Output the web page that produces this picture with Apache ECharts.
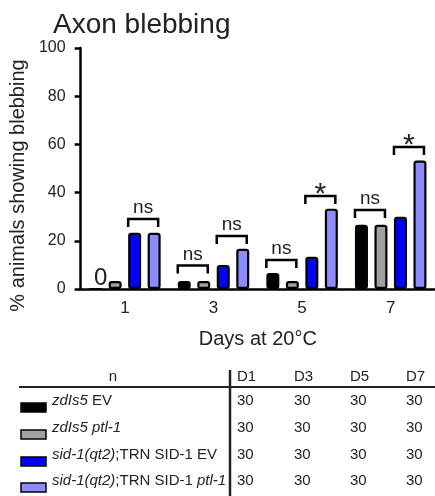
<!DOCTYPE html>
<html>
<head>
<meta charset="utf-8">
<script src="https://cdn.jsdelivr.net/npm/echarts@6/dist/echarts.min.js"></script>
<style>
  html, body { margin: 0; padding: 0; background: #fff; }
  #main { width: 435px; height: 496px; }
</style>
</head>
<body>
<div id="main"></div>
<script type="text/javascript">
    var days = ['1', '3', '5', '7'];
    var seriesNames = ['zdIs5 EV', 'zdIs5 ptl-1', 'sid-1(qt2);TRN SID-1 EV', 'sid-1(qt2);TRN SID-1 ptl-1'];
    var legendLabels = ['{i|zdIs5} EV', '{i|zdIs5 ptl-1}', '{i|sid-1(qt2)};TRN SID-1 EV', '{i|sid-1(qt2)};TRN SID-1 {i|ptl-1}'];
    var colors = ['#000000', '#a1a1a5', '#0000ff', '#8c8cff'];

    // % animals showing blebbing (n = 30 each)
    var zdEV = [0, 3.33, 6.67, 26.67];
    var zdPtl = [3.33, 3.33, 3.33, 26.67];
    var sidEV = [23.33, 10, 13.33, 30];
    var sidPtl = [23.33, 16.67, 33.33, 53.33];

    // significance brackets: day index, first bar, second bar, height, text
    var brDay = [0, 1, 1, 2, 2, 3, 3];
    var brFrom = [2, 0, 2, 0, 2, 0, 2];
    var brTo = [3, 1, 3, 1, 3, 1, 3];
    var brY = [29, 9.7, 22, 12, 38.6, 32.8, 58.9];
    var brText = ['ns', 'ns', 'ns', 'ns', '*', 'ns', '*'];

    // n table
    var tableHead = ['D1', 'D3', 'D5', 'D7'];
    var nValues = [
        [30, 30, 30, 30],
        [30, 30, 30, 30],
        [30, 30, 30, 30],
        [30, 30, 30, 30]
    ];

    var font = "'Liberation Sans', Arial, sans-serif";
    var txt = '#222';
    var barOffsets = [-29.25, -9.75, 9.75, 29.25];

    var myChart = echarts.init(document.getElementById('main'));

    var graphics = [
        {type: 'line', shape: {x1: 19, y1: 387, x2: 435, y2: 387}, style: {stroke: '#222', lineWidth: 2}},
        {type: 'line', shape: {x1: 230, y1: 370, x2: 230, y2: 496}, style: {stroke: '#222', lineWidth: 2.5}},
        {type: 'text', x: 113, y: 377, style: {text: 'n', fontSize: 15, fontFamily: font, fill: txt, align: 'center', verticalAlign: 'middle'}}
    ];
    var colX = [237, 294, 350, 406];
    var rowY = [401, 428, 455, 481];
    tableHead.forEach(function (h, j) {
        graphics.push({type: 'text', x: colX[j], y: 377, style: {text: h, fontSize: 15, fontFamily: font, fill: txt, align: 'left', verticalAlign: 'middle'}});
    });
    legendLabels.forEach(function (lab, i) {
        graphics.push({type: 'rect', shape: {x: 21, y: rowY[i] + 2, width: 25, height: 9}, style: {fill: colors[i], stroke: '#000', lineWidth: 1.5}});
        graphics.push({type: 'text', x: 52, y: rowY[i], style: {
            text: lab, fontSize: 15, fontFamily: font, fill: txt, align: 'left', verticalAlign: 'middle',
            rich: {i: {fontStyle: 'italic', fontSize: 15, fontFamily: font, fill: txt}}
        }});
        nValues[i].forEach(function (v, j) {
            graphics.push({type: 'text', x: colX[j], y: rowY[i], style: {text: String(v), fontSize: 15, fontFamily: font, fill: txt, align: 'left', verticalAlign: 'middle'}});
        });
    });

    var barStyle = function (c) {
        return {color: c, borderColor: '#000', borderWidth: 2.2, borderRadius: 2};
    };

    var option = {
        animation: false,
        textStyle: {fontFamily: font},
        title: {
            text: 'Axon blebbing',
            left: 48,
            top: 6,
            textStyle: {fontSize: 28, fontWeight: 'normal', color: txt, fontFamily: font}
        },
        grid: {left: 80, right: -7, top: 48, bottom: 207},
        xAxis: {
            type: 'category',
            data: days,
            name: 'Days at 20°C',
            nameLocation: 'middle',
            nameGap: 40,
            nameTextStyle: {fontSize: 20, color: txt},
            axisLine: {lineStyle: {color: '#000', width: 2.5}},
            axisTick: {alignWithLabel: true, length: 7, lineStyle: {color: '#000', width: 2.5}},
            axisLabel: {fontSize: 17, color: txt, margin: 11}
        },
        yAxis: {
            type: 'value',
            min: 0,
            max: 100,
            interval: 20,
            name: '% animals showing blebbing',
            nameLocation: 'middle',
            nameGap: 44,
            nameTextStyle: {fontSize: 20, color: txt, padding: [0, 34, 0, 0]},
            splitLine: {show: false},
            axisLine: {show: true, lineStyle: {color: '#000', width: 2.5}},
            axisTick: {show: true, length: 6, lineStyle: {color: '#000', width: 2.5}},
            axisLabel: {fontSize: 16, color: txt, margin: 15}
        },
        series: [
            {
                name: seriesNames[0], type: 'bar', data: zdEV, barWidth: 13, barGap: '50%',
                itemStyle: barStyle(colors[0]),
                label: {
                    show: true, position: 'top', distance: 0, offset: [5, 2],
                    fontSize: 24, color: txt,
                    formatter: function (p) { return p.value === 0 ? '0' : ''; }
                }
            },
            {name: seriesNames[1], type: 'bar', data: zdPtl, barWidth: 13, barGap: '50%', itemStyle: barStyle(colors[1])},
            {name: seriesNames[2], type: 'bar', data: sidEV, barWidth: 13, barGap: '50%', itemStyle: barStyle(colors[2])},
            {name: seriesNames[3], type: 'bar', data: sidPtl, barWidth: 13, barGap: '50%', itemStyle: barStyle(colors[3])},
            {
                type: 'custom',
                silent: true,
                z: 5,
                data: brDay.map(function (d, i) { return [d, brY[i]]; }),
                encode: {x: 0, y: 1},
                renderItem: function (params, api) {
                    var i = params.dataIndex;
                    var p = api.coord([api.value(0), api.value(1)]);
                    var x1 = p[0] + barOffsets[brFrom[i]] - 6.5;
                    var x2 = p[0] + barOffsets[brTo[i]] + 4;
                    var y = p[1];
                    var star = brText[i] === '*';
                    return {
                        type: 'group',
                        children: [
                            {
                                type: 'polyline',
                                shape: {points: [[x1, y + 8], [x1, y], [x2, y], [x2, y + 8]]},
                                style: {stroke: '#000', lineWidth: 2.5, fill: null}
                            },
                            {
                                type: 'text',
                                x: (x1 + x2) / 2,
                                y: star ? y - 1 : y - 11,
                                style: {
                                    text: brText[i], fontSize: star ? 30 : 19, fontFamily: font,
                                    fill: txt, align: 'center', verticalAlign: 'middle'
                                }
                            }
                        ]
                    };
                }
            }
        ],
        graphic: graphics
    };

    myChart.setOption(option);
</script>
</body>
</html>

> Requirements
Return nothing but the lines running from the start of the data to the line with "var sidPtl = [23.33, 16.67, 33.33, 53.33];", please, both ends included and no pictures.

> Full solution
Output the web page that produces this picture with Apache ECharts.
<!DOCTYPE html>
<html>
<head>
<meta charset="utf-8">
<script src="https://cdn.jsdelivr.net/npm/echarts@6/dist/echarts.min.js"></script>
<style>
  html, body { margin: 0; padding: 0; background: #fff; }
  #main { width: 435px; height: 496px; }
</style>
</head>
<body>
<div id="main"></div>
<script type="text/javascript">
    var days = ['1', '3', '5', '7'];
    var seriesNames = ['zdIs5 EV', 'zdIs5 ptl-1', 'sid-1(qt2);TRN SID-1 EV', 'sid-1(qt2);TRN SID-1 ptl-1'];
    var legendLabels = ['{i|zdIs5} EV', '{i|zdIs5 ptl-1}', '{i|sid-1(qt2)};TRN SID-1 EV', '{i|sid-1(qt2)};TRN SID-1 {i|ptl-1}'];
    var colors = ['#000000', '#a1a1a5', '#0000ff', '#8c8cff'];

    // % animals showing blebbing (n = 30 each)
    var zdEV = [0, 3.33, 6.67, 26.67];
    var zdPtl = [3.33, 3.33, 3.33, 26.67];
    var sidEV = [23.33, 10, 13.33, 30];
    var sidPtl = [23.33, 16.67, 33.33, 53.33];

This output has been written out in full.